Unmanned Aerial Vehicles (UAVs) with visual sensors are widely used for area mapping, management of crops and traffic, rescuing lives, and many other applications that need to cover a large area. The process of coverage can be improved with the use of efficient path planning and data transfer algorithms. Numerous research studies have been performed by concentrating on each of the aforementioned elements separately. However, to tackle the rapidly changing environmental situations, this paper proposes a cluster-based routing approach by incorporating a dynamic planning algorithm.

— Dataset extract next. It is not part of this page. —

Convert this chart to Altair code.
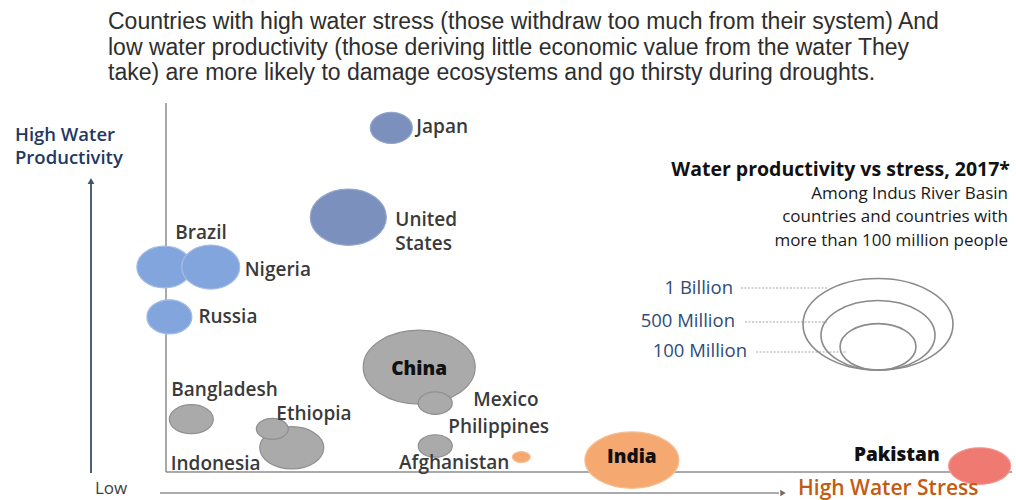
import altair as alt
import pandas as pd

# ---------------- data ----------------
title_lines = [
    "Countries with high water stress (those withdraw too much from their system) And",
    "low water productivity (those deriving little economic value from the water They",
    "take) are more likely to damage ecosystems and go thirsty during droughts.",
]
countries = ["Japan", "United States", "Brazil", "Nigeria", "Russia", "China", "Mexico",
             "Bangladesh", "Indonesia", "Ethiopia", "Philippines", "Afghanistan", "India", "Pakistan"]
# water stress (0 = low, 100 = high) and water productivity (0 = low, 100 = high), relative position
water_stress = [26.7, 21.6, -0.2, 5.3, 0.4, 30.0, 31.9, 3.0, 14.9, 12.6, 31.9, 42.1, 55.2, 96.4]
water_productivity = [92.5, 68.5, 55.1, 55.1, 41.7, 28.2, 18.5, 14.2, 6.5, 11.6, 7.0, 4.0, 3.2, 1.6]
# relative bubble area as drawn
bubble_area = [441, 1444, 756, 841, 506, 3136, 289, 484, 1024, 256, 289, 81, 2209, 961]
country_group = ["high productivity", "high productivity", "low stress", "low stress", "low stress",
                 "low productivity", "low productivity", "low productivity", "low productivity",
                 "low productivity", "low productivity", "Indus basin", "Indus basin", "Pakistan"]
bold_labels = ["China", "India", "Pakistan"]

legend_title = "Water productivity vs stress, 2017*"
legend_subtitle = ["Among Indus River Basin", "countries and countries with", "more than 100 million people"]
legend_labels = ["1 Billion", "500 Million", "100 Million"]
legend_area = [5625, 3249, 1444]

y_axis_title = ["High Water", "Productivity"]
x_low_label = "Low"
x_high_label = "High Water Stress"

# ---------------- layout / styles ----------------
groups = ["high productivity", "low stress", "low productivity", "Indus basin", "Pakistan"]
fills = ["#7B90BC", "#82A5DD", "#ABAAAA", "#F5A870", "#EE7A72"]
strokes = ["#93A6CB", "#A4BDE6", "#8F8F8F", "#F7BD93", "#F29791"]


def ellipse(ry):
    return f"M -1 0 A 1 {ry} 0 1 0 1 0 A 1 {ry} 0 1 0 -1 0 Z"


shapes = [ellipse(0.74), ellipse(0.76), ellipse(0.66), ellipse(0.6), ellipse(0.59)]

VIEW_L, VIEW_T, VIEW_W, VIEW_H = 166, 100, 844, 372
PX_X = VIEW_W / 100.0
PX_Y = VIEW_H / 100.0


def ux(px):
    return (px - VIEW_L) / PX_X


def uy(py):
    return (VIEW_T + VIEW_H - py) / PX_Y


XS = alt.Scale(domain=[0, 100], nice=False, zero=False)
YS = alt.Scale(domain=[0, 100], nice=False, zero=False)
SS = alt.Scale(domain=[0, 6000], range=[0, 24000], zero=True)


def X(f="x"):
    return alt.X(f"{f}:Q", scale=XS, axis=None)


def Y(f="y"):
    return alt.Y(f"{f}:Q", scale=YS, axis=None)


LABEL_FONT = "Open Sans"

# label offsets from bubble centre (pixels) and alignment
label_layout = {
    "Japan": (25, -1, "left"),
    "United States": (47, 3, "left"),
    "Brazil": (11, -34, "left"),
    "Nigeria": (34, 3, "left"),
    "Russia": (29, 0, "left"),
    "China": (0, 2, "center"),
    "Mexico": (38, -3, "left"),
    "Bangladesh": (-20, -29, "left"),
    "Indonesia": (-121, 16, "left"),
    "Ethiopia": (4, -15, "left"),
    "Philippines": (13, -19, "left"),
    "Afghanistan": (-12, 6, "right"),
    "India": (0, -3, "center"),
    "Pakistan": (-40, -11, "right"),
}

bubbles = pd.DataFrame({
    "country": countries,
    "x": water_stress,
    "y": water_productivity,
    "area": bubble_area,
    "group": country_group,
})

lab = bubbles.copy()
lab["dx"] = [label_layout[c][0] for c in countries]
lab["dy"] = [label_layout[c][1] for c in countries]
lab["align"] = [label_layout[c][2] for c in countries]
lab["bold"] = [c in bold_labels for c in countries]
lab["lx"] = lab["x"] + lab["dx"] / PX_X
lab["ly"] = lab["y"] - lab["dy"] / PX_Y
lab["label"] = [c.replace(" ", "\n") if c == "United States" else c for c in countries]

layers = []

# axes of the quadrant
axes_rules = pd.DataFrame({
    "x": [ux(166), ux(166)], "x2": [ux(166), ux(1012)],
    "y": [uy(103), uy(472)], "y2": [uy(472), uy(472)],
})
layers.append(alt.Chart(axes_rules).mark_rule(color="#8C8C8C", strokeWidth=1.5).encode(
    x=X(), x2="x2:Q", y=Y(), y2="y2:Q"))

# arrows outside the quadrant
v_arrow = pd.DataFrame({"x": [ux(91)], "y": [uy(473)], "y2": [uy(184)]})
layers.append(alt.Chart(v_arrow).mark_rule(strokeWidth=2, color="#4F5F78").encode(
    x=X(), y=Y(), y2="y2:Q"))
h_arrow = pd.DataFrame({"x": [ux(160)], "x2": [ux(779)], "y": [uy(493)]})
layers.append(alt.Chart(h_arrow).mark_rule(strokeWidth=2, color="#ABABAB").encode(
    x=X(), x2="x2:Q", y=Y()))
layers.append(alt.Chart(pd.DataFrame({"x": [ux(91)], "y": [uy(181)]})).mark_point(
    shape="triangle-up", filled=True, size=45, color="#44546A", opacity=1).encode(x=X(), y=Y()))
layers.append(alt.Chart(pd.DataFrame({"x": [ux(783)], "y": [uy(493)]})).mark_point(
    shape="triangle-right", filled=True, size=40, color="#7F6A5A", opacity=1).encode(x=X(), y=Y()))

# bubbles
layers.append(alt.Chart(bubbles).mark_point(filled=True, opacity=1, strokeWidth=1.2).encode(
    x=X(), y=Y(),
    size=alt.Size("area:Q", scale=SS, legend=None),
    color=alt.Color("group:N", scale=alt.Scale(domain=groups, range=fills), legend=None),
    stroke=alt.Stroke("group:N", scale=alt.Scale(domain=groups, range=strokes), legend=None),
    shape=alt.Shape("group:N", scale=alt.Scale(domain=groups, range=shapes), legend=None),
))

# country labels
for align in ["left", "center", "right"]:
    for bold in [False, True]:
        sub = lab[(lab["align"] == align) & (lab["bold"] == bold)]
        if len(sub) == 0:
            continue
        layers.append(alt.Chart(sub).mark_text(
            align=align, baseline="middle", font=LABEL_FONT, fontSize=19,
            fontWeight=800 if bold else 600, color="#111111" if bold else "#3A3A3A",
            lineBreak="\n", lineHeight=24,
        ).encode(x=X("lx"), y=Y("ly"), text="label:N"))

# title
title_df = pd.DataFrame({"t": title_lines, "x": ux(108), "y": [uy(22 + 25.5 * i) for i in range(3)]})
layers.append(alt.Chart(title_df).mark_text(
    align="left", baseline="middle", font="Liberation Sans", fontSize=23, color="#2E2E2E"
).encode(x=X(), y=Y(), text="t:N"))

# y-axis title
yt = pd.DataFrame({"t": y_axis_title, "x": ux(15), "y": [uy(135), uy(158)]})
layers.append(alt.Chart(yt).mark_text(
    align="left", baseline="middle", font=LABEL_FONT, fontSize=18.5, fontWeight=600, color="#1F3864"
).encode(x=X(), y=Y(), text="t:N"))

# x-axis labels
layers.append(alt.Chart(pd.DataFrame({"t": [x_low_label], "x": [ux(95)], "y": [uy(489)]})).mark_text(
    align="left", baseline="middle", font=LABEL_FONT, fontSize=17, color="#404040"
).encode(x=X(), y=Y(), text="t:N"))
layers.append(alt.Chart(pd.DataFrame({"t": [x_high_label], "x": [ux(798)], "y": [uy(489)]})).mark_text(
    align="left", baseline="middle", font=LABEL_FONT, fontSize=21, fontWeight=600, color="#C55A11"
).encode(x=X(), y=Y(), text="t:N"))

# legend title and subtitle
layers.append(alt.Chart(pd.DataFrame({"t": [legend_title], "x": [ux(1010)], "y": [uy(170)]})).mark_text(
    align="right", baseline="middle", font=LABEL_FONT, fontSize=19.5, fontWeight=700, color="#111111"
).encode(x=X(), y=Y(), text="t:N"))
ls = pd.DataFrame({"t": legend_subtitle, "x": ux(1008), "y": [uy(193.5), uy(217), uy(240.5)]})
layers.append(alt.Chart(ls).mark_text(
    align="right", baseline="middle", font=LABEL_FONT, fontSize=17, color="#1A1A1A"
).encode(x=X(), y=Y(), text="t:N"))

# size legend
leg_text = pd.DataFrame({"t": legend_labels, "x": [ux(733), ux(735), ux(747)],
                         "y": [uy(288), uy(321), uy(351)]})
layers.append(alt.Chart(leg_text).mark_text(
    align="right", baseline="middle", font=LABEL_FONT, fontSize=18.5, color="#2F4B7C"
).encode(x=X(), y=Y(), text="t:N"))
leaders = pd.DataFrame({"x": [ux(741), ux(745), ux(756)], "x2": [ux(828), ux(827), ux(846)],
                        "y": [uy(288), uy(322), uy(352)]})
layers.append(alt.Chart(leaders).mark_rule(color="#A8A8A8", strokeWidth=1.2, strokeDash=[2, 1.5]).encode(
    x=X(), x2="x2:Q", y=Y()))
leg_rx = [a ** 0.5 for a in legend_area]
leg = pd.DataFrame({"area": legend_area, "x": ux(878), "y": [uy(370 - 0.61 * r) for r in leg_rx]})
layers.append(alt.Chart(leg).mark_point(
    shape=ellipse(0.61), filled=False, opacity=1, stroke="#8A8A8A", strokeWidth=1.6
).encode(x=X(), y=Y(), size=alt.Size("area:Q", scale=SS, legend=None)))

chart = alt.layer(*layers).properties(
    width=VIEW_W, height=VIEW_H,
    padding={"left": VIEW_L, "top": VIEW_T, "right": 1016 - VIEW_L - VIEW_W, "bottom": 500 - VIEW_T - VIEW_H},
    autosize=alt.AutoSizeParams(type="none"),
    background="white",
).configure_view(stroke=None)

chart.save("out.html", embed_options={"renderer": "svg", "actions": False})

The proposed model is composed of four modules, such as an online path planning algorithm, clustering-based network topology construction, reinforcement learning-based cluster management, and a data routing mechanism. Firstly, to maximise the coverage output, an optimal set of waypoints has been generated for all UAVs. For each UAV to complete the coverage task, it needs to completely cover its own set of waypoints. Since the environment is changing, a static path planning approach might fail to achieve complete coverage. Therefore, to drive the mission without getting stuck, a dynamic path planning approach is proposed that decides the next waypoint for a UAV based on the current waypoint. The main purpose of the algorithm is to cover all the waypoints in a polynomial amount of time. Secondly, the topology construction module consists of the initialization process, cluster head election, and cluster formation. Based on five parameters such as degree of centrality, surplus energy, link stability time, connectivity with the backbone UAV, and velocity, a set of cluster heads are selected. Then the cluster management process is performed by the optimal re-clustering policy determined using an approach of reinforcement learning called State Action Reward State Action (SARSA) in ground control station. Finally, the introduction of inter-cluster forwarders and selective flooding of route requests makes the routing scheme enhance the packet delivery ratio and reduce the delay. The result shows that the proposed work performs better than the existing result in terms of different generic performance metrics used for path planning and routing.